Türk-İslam kültürü gelişme rotasını koruyamamış
Üzülerek söylemeliyim ki Türk-İslam kültürü gelişme rotasını koruyamamıştır. Muhteşem eserler bulanıklaşmış ve solmuştur. Geçmişi geleceğe ekleyecek yeni ve farklı bir yol açılamamıştır. Merhum Peyami Safa insanın en kolay kendini aldatacağını söylerken teşhis mahareti göstermiştir. Bugün Ortadoğu’da herkes birbirini aldatmaktadır ve hasımdır. Bilim, teknik, hoşgörü ve uzlaşmada gerçekleşmeyen sıçrama; şimdilerde sosyal, siyasal ve ekonomik maliyetlerin daha da kabarmasına sebeptir. İstikrarlı olmayan, sosyal barışı sağlayamayan, huzuru bulamayan, denge ve düzeni yakalayamayan bir ülkenin kalkınması ve medeniyet pistinden kalkışa geçmesi elbette mümkün değildir. Barış ve kardeşlik korunmadan, toplumsal düzen ve ahenk temin edilmeden, ben yerine bizi, bencillik yerine yardımlaşmayı, aç gözlülük yerine paylaşmayı, acımasız rekabet yerine dayanışmayı ikame etmeden herhangi bir yere varmamız sadece hayaldir. Bu nedenle birliğimizi, kimliğimizi ve varlığımızı her düzeyde savunmak geçmişteki övündüğümüz dönemleri yakalamak ve hatta aşmak için ilk ve en önemli kural olarak görülmelidir.
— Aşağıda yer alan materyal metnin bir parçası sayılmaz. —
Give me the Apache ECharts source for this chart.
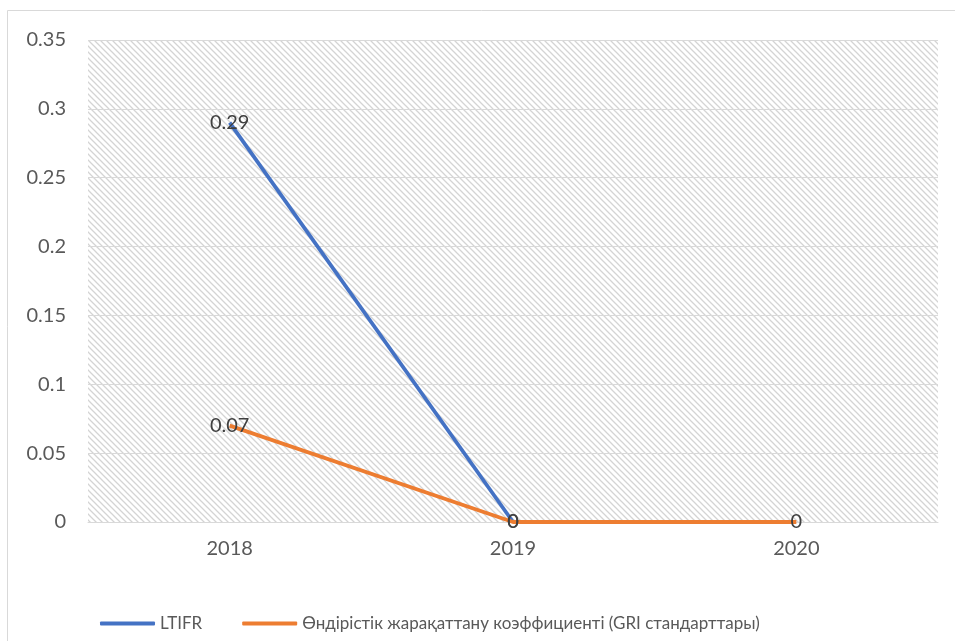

Türk-İslam ahlakını yaşamış, akıl ve izanla beraber merhamet ve şefkati yüceltmiş bir coğrafyadan seri katiller nasıl çıkar, caniler nasıl çıkar, iblise ruhu satanlar nasıl çıkar, mazlumlara kast eden teröristler nasıl türer? İslam’ı terörle ilişkilendirme alçaklığına teşebbüs edenlerin şerefli maziden ne kadar haberleri vardır? Bir karıncanın hakkını bile koruyan bir dini karalamak, Türklüğe saldırmak nasıl bir gözü dönmüşlük ve düşmanlıktır?
Kanuni Sultan Süleyman devrin Şeyhülislam’ı Ebusuud Efendi’ye sorar:
Dırahta ger ziyan etse karınca,
Günâhı var mıdır ânı kırınca?
Yani, eğer karınca ağaca zarar veriyor ve onu kurutuyorsa, karıncayı yok etmenin bir günahı var mıdır? Diye sorar.
Dobra dobur konuşan, doğruları saklamaktan kaçınmayan Şeyhülislam şöyle cevap verir:
Yarın Hakk’ın dîvânına varınca,
Süleyman’dan hakkın alır karınca.
İşte biz buyuz. İşte böylesi asil, adil ve soylu bir ecdadın ahfadıyız. Şunu unutmayalım ki, dışarıdan gelip yenemeyenler, içeriden çözmeyi deniyorlar. Kullandıkları kirli araçlar ve aracılar da bellidir.
Türk-İslam alemi direnmeli, birlik ve dirliğini sağlayarak ayağa kalkmalıdır
FETÖ, PKK, DEAŞ, kiralık tetikçiler, işbirlikçi yöneticiler, bölgesel senaryolar, etnik ve mezhep fesadı, zillete düşmüş siyasi partiler işte bunlardan bazılarıdır. Türkiye’de CHP bunların kontrolündedir. İP bunların kolcusudur. Hesap hep aynıdır ve kalleştir. Hedef hep aynıdır ve hıyanettir. Türk-İslam alemi direnmeli, birlik ve dirliğini sağlayarak ayağa kalkmalıdır. Huzur herkesin hakkıdır. Adaletli paylaşım, hakkaniyetli bölüşüm, insanca yaşam herkesin ortak kaderi olmalıdır.
Türk milliyetçiliği mazlum milletlere umut olabilecek seviyede
Milliyetçi Hareket Partisi’nin dünyayı Türkçe okurken ulaşmak istediği ve teklif ettiği ahlaki düzen ve denge arasında bunlar da vardır. Türk milliyetçiliği mazlum milletlere umut olabilecek seviyede, her insana, her millete saygıyla birlikte Türkiye’nin hak ve çıkarlarını cesaretle savunacak, dik baş, tok karın, mutlu yarın ilkesine ruh verecek müktesebattadır. Türkiye’nin güvenliği Misak-ı Milli haritasının son sınırından başlamaktadır. Bu nedenle Türkiye komşu coğrafyalarda nerede bir kanayan yara varsa oradan bulunmalıdır. Tehdit ve tehlikeleri kaynağında yok etmelidir. Türkiye’nin emperyal hedefler taşıdığını iddia edenler bize göre yediği ekmeğe ihanet eden, içtiği suya zehir katan, soluduğu havaya nankörlük yapan zalim piyonlarıdır. Bunlar gitsin teröristlerin kanlı tiyatrosunu izlesinler. Gitsinler devrik Esad’la yanak yanağa versinler. Gitsinler CHP’yle birlikte aynı kafese girsinler. Ve gitsinler bir daha da gelmesinler.